De tanto mirar a la acrópolis jamás vi lo que se derramaba a su vera. Colgado del barranco, acunado por el tiempo y domeñado por el olvido, el huerto siempre estuvo ahí, como sus piedras, sus pozas y sus bancales, como una extensión diacrónica del poblado argárico. No supe verlo, Y como si fuera un eco atemporal del viejo martillo minero, allí estaba también la callada voz de sus hortelanos, clamando por llamar mi atención como sirena huérfana de marinero. Cicatrizados sobre la roca, aquellos versos siempre estuvieran así de cerca, como una huella imperecedera, casi eterna, pero no supe verlos.
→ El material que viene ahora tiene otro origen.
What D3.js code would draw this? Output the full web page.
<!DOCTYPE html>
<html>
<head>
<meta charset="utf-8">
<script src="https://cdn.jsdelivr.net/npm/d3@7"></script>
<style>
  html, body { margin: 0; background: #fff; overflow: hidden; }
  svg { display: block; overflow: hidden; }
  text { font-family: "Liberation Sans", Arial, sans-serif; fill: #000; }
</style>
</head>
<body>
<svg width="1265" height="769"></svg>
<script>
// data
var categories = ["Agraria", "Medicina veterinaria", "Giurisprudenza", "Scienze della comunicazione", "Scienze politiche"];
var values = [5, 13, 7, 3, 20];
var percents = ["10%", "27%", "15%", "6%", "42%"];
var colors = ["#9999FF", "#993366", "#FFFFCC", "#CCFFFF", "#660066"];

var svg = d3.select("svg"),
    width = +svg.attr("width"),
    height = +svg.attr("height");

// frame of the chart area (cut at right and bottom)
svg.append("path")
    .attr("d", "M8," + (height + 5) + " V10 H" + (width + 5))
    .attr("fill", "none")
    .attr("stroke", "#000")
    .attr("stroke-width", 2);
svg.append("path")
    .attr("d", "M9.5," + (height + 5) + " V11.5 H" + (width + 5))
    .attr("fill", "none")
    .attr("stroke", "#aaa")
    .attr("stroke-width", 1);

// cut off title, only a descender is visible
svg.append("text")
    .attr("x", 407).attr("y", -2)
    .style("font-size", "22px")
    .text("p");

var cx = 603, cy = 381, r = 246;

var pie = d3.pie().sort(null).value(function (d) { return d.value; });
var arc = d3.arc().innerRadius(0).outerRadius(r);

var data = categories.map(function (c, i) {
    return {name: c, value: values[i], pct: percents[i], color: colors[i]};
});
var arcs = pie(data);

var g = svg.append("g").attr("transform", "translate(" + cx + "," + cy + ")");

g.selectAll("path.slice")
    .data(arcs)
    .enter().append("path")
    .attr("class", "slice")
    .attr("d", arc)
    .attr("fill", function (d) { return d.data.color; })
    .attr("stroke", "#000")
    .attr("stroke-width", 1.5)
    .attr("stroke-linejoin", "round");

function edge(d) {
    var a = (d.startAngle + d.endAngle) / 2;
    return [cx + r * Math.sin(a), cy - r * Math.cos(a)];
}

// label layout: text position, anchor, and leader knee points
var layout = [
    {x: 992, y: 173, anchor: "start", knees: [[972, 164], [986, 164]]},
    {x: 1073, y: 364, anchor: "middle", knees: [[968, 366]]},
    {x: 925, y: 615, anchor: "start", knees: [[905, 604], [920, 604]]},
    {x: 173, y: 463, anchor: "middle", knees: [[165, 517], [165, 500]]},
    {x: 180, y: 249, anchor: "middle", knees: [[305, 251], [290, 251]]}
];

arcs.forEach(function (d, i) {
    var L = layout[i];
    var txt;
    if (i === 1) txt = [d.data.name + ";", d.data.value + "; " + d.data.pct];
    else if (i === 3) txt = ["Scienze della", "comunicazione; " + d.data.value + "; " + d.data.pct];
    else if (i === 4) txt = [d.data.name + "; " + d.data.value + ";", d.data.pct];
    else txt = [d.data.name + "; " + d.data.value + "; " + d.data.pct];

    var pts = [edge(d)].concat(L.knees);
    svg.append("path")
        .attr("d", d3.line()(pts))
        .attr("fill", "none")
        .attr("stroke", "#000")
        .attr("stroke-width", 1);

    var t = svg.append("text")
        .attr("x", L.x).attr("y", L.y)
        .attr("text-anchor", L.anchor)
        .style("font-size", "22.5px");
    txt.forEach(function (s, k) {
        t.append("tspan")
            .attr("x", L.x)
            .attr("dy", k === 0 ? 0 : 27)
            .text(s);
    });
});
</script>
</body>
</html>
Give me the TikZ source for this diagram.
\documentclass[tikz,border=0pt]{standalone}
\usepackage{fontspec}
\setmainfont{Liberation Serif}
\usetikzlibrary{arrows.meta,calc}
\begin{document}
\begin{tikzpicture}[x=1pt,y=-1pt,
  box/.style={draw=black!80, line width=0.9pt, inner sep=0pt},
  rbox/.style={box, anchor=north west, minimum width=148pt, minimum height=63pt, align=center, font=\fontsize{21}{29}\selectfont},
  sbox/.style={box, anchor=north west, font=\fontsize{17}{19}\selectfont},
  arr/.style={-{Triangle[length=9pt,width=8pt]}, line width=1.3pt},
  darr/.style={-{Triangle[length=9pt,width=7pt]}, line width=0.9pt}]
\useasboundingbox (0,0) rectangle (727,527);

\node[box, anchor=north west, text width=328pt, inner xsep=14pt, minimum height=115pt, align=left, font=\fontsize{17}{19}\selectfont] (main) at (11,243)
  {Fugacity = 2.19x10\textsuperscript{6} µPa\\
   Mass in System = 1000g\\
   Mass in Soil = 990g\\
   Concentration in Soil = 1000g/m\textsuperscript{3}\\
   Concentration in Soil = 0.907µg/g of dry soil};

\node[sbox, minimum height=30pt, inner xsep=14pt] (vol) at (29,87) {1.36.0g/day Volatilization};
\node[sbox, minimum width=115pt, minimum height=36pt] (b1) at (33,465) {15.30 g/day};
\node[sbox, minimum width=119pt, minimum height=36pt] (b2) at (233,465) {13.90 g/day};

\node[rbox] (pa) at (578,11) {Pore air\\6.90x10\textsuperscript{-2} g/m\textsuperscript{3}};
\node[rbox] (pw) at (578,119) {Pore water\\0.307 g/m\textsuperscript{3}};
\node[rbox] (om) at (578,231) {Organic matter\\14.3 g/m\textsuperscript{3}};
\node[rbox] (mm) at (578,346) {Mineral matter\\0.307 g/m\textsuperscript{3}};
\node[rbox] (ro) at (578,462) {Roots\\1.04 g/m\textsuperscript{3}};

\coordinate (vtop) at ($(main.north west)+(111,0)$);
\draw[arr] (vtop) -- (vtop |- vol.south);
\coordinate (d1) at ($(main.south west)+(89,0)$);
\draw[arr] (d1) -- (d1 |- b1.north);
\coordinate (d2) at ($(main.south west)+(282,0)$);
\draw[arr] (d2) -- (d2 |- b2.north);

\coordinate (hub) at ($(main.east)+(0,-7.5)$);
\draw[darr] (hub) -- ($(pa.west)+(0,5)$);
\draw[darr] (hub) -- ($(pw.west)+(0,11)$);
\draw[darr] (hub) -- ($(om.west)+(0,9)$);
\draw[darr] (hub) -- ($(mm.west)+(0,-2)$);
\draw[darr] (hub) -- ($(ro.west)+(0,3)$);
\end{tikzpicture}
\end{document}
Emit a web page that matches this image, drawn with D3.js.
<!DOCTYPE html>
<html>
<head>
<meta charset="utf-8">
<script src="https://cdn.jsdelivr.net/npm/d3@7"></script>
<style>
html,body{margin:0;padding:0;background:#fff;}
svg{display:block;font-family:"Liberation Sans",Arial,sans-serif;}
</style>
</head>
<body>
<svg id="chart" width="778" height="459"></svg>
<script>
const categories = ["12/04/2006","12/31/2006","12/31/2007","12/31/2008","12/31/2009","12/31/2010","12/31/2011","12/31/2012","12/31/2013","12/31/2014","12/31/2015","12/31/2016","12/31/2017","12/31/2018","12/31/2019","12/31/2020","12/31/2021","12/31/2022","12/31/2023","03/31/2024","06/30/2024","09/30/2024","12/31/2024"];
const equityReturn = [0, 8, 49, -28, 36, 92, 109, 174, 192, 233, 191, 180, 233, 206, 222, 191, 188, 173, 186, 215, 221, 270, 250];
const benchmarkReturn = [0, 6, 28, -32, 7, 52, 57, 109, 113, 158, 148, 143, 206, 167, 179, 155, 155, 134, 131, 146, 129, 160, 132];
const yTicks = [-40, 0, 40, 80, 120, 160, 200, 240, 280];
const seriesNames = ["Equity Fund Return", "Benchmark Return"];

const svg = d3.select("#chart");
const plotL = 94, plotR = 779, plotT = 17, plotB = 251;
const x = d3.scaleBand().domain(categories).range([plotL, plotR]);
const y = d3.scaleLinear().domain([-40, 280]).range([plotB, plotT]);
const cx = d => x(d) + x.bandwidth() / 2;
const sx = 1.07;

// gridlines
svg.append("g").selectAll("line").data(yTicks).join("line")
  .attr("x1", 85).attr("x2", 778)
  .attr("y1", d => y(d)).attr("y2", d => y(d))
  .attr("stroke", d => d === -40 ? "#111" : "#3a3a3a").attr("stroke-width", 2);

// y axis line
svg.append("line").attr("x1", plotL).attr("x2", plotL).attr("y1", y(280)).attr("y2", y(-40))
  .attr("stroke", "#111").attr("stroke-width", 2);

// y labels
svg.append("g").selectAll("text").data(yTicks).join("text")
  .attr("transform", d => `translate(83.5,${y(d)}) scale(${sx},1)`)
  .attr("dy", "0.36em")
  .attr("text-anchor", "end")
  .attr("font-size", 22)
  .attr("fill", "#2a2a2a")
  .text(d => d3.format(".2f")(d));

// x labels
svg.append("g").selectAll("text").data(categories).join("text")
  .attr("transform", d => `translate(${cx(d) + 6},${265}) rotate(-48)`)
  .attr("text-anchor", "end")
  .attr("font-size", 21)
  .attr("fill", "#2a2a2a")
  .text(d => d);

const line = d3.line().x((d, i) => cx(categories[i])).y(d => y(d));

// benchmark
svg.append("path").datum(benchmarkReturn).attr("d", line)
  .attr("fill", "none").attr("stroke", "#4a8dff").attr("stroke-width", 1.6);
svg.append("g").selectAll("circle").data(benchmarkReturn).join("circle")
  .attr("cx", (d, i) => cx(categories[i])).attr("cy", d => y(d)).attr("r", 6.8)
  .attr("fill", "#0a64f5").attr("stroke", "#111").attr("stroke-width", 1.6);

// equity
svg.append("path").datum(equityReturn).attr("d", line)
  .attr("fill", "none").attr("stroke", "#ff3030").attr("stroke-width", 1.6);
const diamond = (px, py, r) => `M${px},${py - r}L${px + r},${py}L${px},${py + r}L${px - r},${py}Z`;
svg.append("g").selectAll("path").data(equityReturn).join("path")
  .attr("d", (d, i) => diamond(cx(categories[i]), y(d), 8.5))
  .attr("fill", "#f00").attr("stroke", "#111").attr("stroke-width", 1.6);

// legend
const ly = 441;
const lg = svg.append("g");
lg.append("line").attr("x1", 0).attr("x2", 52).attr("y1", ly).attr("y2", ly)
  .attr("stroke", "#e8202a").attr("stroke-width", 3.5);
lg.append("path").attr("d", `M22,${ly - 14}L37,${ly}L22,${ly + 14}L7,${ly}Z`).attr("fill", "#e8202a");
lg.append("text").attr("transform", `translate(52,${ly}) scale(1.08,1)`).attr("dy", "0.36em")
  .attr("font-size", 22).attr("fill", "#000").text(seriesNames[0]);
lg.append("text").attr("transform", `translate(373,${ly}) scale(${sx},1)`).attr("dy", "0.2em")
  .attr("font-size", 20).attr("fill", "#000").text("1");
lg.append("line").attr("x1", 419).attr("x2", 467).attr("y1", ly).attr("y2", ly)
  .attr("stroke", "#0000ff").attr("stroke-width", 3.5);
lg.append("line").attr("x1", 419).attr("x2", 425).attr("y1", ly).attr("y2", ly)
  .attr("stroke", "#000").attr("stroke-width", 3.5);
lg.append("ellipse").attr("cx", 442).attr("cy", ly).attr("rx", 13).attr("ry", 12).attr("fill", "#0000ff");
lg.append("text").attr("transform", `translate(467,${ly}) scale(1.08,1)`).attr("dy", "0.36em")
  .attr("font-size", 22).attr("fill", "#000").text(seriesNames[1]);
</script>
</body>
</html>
Mi criterio histórico me dice que el huerto, con su corraliza de cabras, fue después que el poblado argárico de La Verónica, pero lo cierto es que el uno y el otro siempre fueron. Esa manera de construir no es modo cultural de un momento histórico concreto, en verdad es la manera de hacer que nos impone esta tierra, tan áspera y tan difícil de doblegar. Desde los comienzos de la Humanidad hubo unas directrices para lidiar con esta tierra, y la dominaban los pobladores de La Verónica y los constructores del huerto de la ‘Bizca’, pero también la conocían a pie juntillas los que armaron el rajal de las colmenillas o el pantanillo del arroyo Rumblarejo. Con el tiempo, triunfó la desmemoria y una supuesta racionalidad que no tiene nada de humanidad y sí de expolio. Doblegamos unas maneras de hacer e, imitando al norte, perdimos el sur. Como paquidermos, penetramos en la rueda de la productividad, en el mecánico hastío de la rutina diaria, en gastar, tirar y quemar, nos dejamos llevar por la filosofía del despojo. La tierra siempre nos dictó sus normas, pero ahora las repudiamos olvidándolas en la ancha papelera del escritorio.

Se nos dijo que había que correr para llegar lo más lejos posible…, y el camino perdimos la humanidad y el criterio para dilucidad la verdad de la mentira. Y como idiotas seguimos perdiendo el tiempo, y hasta la vida, intentando adelantar a los demás.